Acquistando una bottiglia della DOCG Valtellina, è possibile imbattersi in varie sottozone. Esse sono cinque. La prima è Maroggia, che conta solo 25 ettari ed è poco importante. La seconda è Sassella, che come suggerisce il nome, possiede un terreno particolarmente ricco di sassi. Una zona piuttosto grande, dove i vini ottenuti sono quelli più classici, maggiormente floreali e meno fruttati, ma comunque con un impatto olfattivo mai forte. Si potrebbe dire che sono vini silenziosi, se è possibile usare questo verbo per l’olfatto. Possiedono una eleganza maggiore rispetto alla altre sottozone, dovuto al fatto che i vini ivi prodotti sono in genere più equilibrati e, di conseguenza, più propensi all’invecchiamento. Sono i vini più ricercati dagli appassionati. Segue la sottozona del Grumello, sita sopra Sondrio, minacciata oggidì dall’espandersi dell’urbanizzazione, ormai vicinissima alla zona vinicola. I vini del Grumello sono i più aromatici, ma anche quelli con la tensione gustativa più delicata. Sono longevi anche questi. La quarta sottozona è Inferno. Ci troviamo dopo Sondrio e, come si deduce dal nome, si tratta di una zona molto calda d’estate per via del riflesso del sole sulle rocce. I vini dell’Inferno sono di conseguenza più alcolici, più potenti, più tannici, in certe annate leggermente ossidati.
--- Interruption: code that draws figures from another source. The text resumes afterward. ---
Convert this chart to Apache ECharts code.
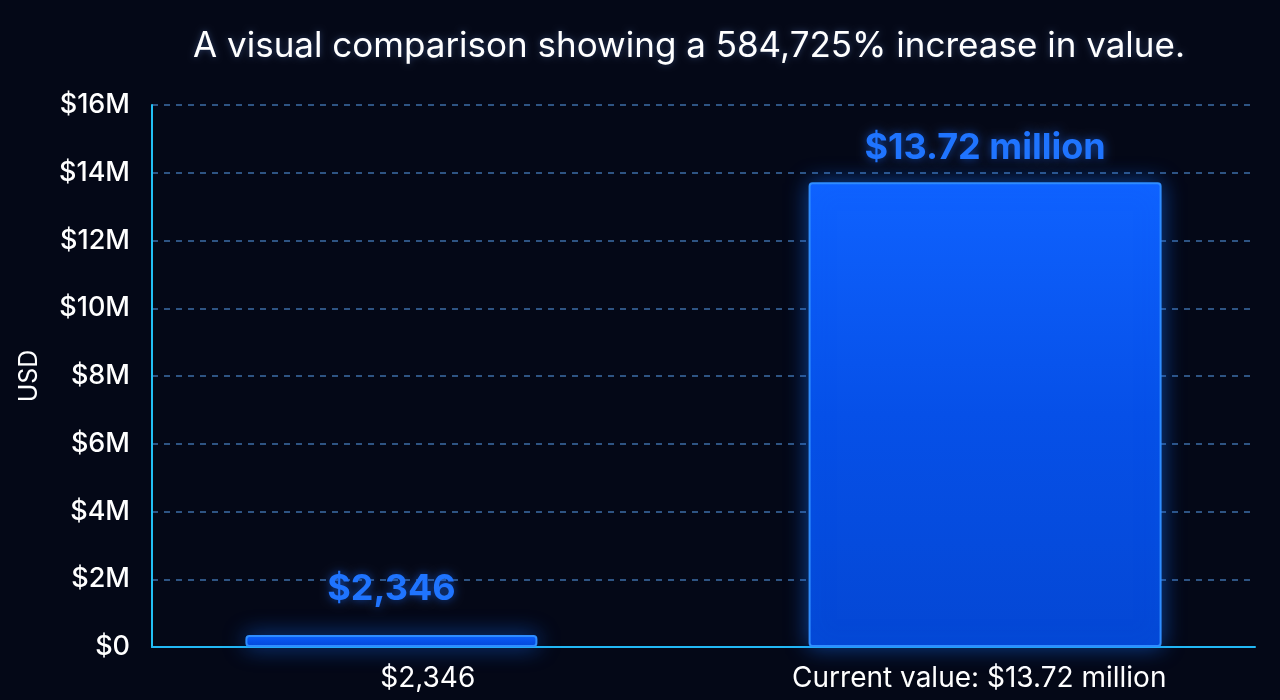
<!DOCTYPE html>
<html>
<head>
<meta charset="utf-8">
<style>
html,body{margin:0;padding:0;background:#040817;}
#chart{width:1280px;height:700px;}
</style>
<script src="https://cdn.jsdelivr.net/npm/echarts@6/dist/echarts.min.js"></script>
</head>
<body>
<div id="chart"></div>
<script>
const titleText = 'A visual comparison showing a 584,725% increase in value.';
const categories = ['$2,346', 'Current value: $13.72 million'];
const pastValues = [2346, '-'];
const currentValues = ['-', 13720000];
const barLabels = ['$2,346', '$13.72 million'];
const yAxisName = 'USD';

const chart = echarts.init(document.getElementById('chart'), null, {renderer: 'canvas'});
const font = 'Inter, "Noto Sans", Roboto, sans-serif';
const barFill = new echarts.graphic.LinearGradient(0, 0, 0, 1, [
  {offset: 0, color: '#0f62ff'},
  {offset: 0.5, color: '#0650e8'},
  {offset: 1, color: '#0447d4'}
]);
const itemStyle = {
  color: barFill,
  borderColor: '#2f8dff',
  borderWidth: 2,
  borderRadius: 3,
  shadowColor: 'rgba(20,110,255,0.55)',
  shadowBlur: 22
};
const labelStyle = {
  show: true,
  position: 'top',
  color: '#1f74ff',
  fontFamily: font,
  fontWeight: 'bold',
  fontSize: 36,
  textShadowColor: 'rgba(30,110,255,0.6)',
  textShadowBlur: 10
};
chart.setOption({
  backgroundColor: '#040817',
  title: {
    text: titleText,
    left: 684,
    textAlign: 'center',
    top: 24,
    textStyle: {color: '#ffffff', fontFamily: font, fontWeight: 'normal', fontSize: 35,
      textShadowColor: 'rgba(120,170,255,0.35)', textShadowBlur: 6}
  },
  grid: {left: 152, right: 25, top: 105, bottom: 53},
  xAxis: {
    type: 'category',
    data: categories,
    axisLine: {show: true, lineStyle: {color: '#22b8f5', width: 2}},
    axisTick: {show: false},
    axisLabel: {color: '#ffffff', fontFamily: font, fontSize: 28, margin: 18}
  },
  yAxis: {
    type: 'value',
    min: 0, max: 16000000, interval: 2000000,
    name: yAxisName,
    nameLocation: 'middle',
    nameGap: 110,
    nameRotate: 90,
    nameTextStyle: {color: '#ffffff', fontFamily: font, fontSize: 25},
    axisLine: {show: true, lineStyle: {color: '#22c0f5', width: 2}},
    axisTick: {show: false},
    axisLabel: {
      color: '#ffffff', fontFamily: font, fontSize: 27, fontWeight: 500, margin: 22,
      formatter: v => v === 0 ? '$0' : '$' + (v / 1e6) + 'M'
    },
    splitLine: {show: true, lineStyle: {color: '#3d6ea8', type: [6, 6], width: 1.5}}
  },
  series: [
    {
      type: 'bar',
      data: pastValues,
      barWidth: 292,
      barGap: '-96%',
      barMinHeight: 12,
      itemStyle: itemStyle,
      label: Object.assign({}, labelStyle, {distance: 28, formatter: p => barLabels[p.dataIndex]})
    },
    {
      type: 'bar',
      data: currentValues,
      barWidth: 353,
      itemStyle: itemStyle,
      label: Object.assign({}, labelStyle, {distance: 16, formatter: p => barLabels[p.dataIndex]})
    }
  ]
});
</script>
</body>
</html>
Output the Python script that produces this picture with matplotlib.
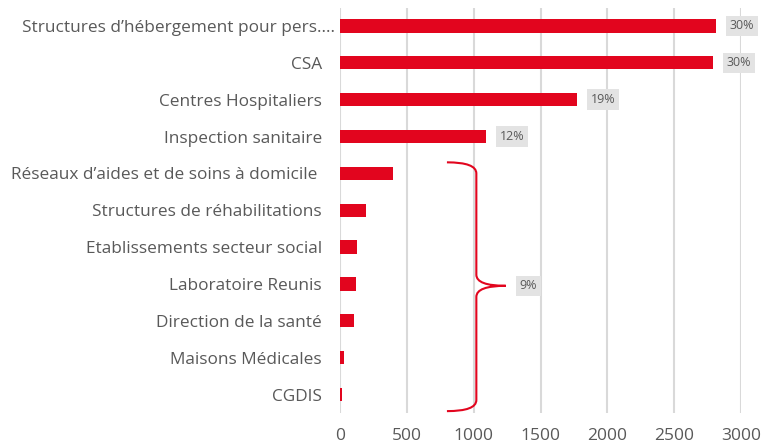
import matplotlib.pyplot as plt
import matplotlib.transforms as mtransforms
from matplotlib.path import Path
from matplotlib.patches import PathPatch

# ------------------------------------------------------------
# DONNEES
# ------------------------------------------------------------

categories = [
    "Structures d\u2019hébergement pour pers....",
    "CSA",
    "Centres Hospitaliers",
    "Inspection sanitaire",
    "Réseaux d\u2019aides et de soins à domicile ",
    "Structures de réhabilitations",
    "Etablissements secteur social",
    "Laboratoire Reunis",
    "Direction de la santé",
    "Maisons Médicales",
    "CGDIS",
]
values = [2810, 2790, 1770, 1090, 400, 192, 130, 122, 107, 28, 13]
pct_labels = ["30%", "30%", "19%", "12%"]
group_label = "9%"
group_start, group_end = 4, 10  # categories regroupées par l'accolade

RED = "#e2051e"
GREY_TXT = "#595959"

plt.rcParams["font.family"] = ["Open Sans", "DejaVu Sans"]

fig = plt.figure(figsize=(7.63, 4.47), dpi=100)
ax = fig.add_axes([0.4456, 0.0761, 0.5256, 0.9071])

y = list(range(len(categories)))
ax.barh(y, values, height=0.36, color=RED, zorder=3)

ax.set_xlim(0, 3000)
ax.set_ylim(len(categories) - 0.5, -0.5)
ax.set_xticks(range(0, 3001, 500))
ax.set_yticks(y)
ax.set_yticklabels(categories, fontsize=12.4, color=GREY_TXT)
ax.tick_params(axis="y", length=0, pad=13)
ax.tick_params(axis="x", length=0, pad=11, labelsize=12.5, labelcolor=GREY_TXT)
ax.grid(axis="x", color="#d9d9d9", linewidth=1.5, zorder=0)
for s in ax.spines.values():
    s.set_visible(False)

# premier label tronqué (plus proche de l'axe, comme dans Excel)
lab0 = ax.get_yticklabels()[0]
lab0.set_transform(lab0.get_transform()
                   + mtransforms.ScaledTranslation(13 / 100, 0, fig.dpi_scale_trans))

# etiquettes de pourcentage
box = dict(boxstyle="square,pad=0.3", fc="#e3e3e3", ec="none")
for i, lab in enumerate(pct_labels):
    ax.annotate(lab, (values[i], i), xytext=(10, 0), textcoords="offset points",
                ha="left", va="center", fontsize=9, color=GREY_TXT, bbox=box)

# accolade
yt = group_start - 0.3
yb = group_end + 0.45
ym = (group_start + group_end) / 2 + 0.05
xa, xv, xt = 800, 1020, 1240
r = 0.3
verts = [
    (xa, yt), (xv, yt), (xv, yt + r),
    (xv, ym - r),
    (xv, ym), (xt, ym),
    (xv, ym), (xv, ym + r),
    (xv, yb - r),
    (xv, yb), (xa, yb),
]
codes = [Path.MOVETO, Path.CURVE3, Path.CURVE3, Path.LINETO,
         Path.CURVE3, Path.CURVE3, Path.CURVE3, Path.CURVE3,
         Path.LINETO, Path.CURVE3, Path.CURVE3]
ax.add_patch(PathPatch(Path(verts, codes), fc="none", ec=RED, lw=1.5,
                       zorder=4, clip_on=False))
ax.annotate(group_label, (xt, ym), xytext=(10, 0), textcoords="offset points",
            ha="left", va="center", fontsize=9, color=GREY_TXT, bbox=box)

plt.savefig("out.png", dpi=100)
Quando i vini qui prodotti non sono nella versione Sforzato, versione che tende a ingentilire il vino nell’approccio gustativo grazie alla sua maggiore morbidezza tattile, risultano di difficile approccio, soprattutto per il tannino, ossia l’astringenza, non sempre equilibrato. La longevità è buona, ma ovviamente minore, causa calore e alcol, rispetto al Sassella e al Grumello. I vini dell’Inferno sono, proprio per queste caratteristiche, i più sensibili all’andamento climatico. In annate non proprio buone, tendono ad avere difetti più evidenti degli altri. Infine, la Valgella. È la zona più grande e con maggiore presenza di humus nel terreno. La sua produzione viene destinata quasi nella totalità in Svizzera e sono praticamente introvabili in Italia fuori dalla provincia di Sondrio.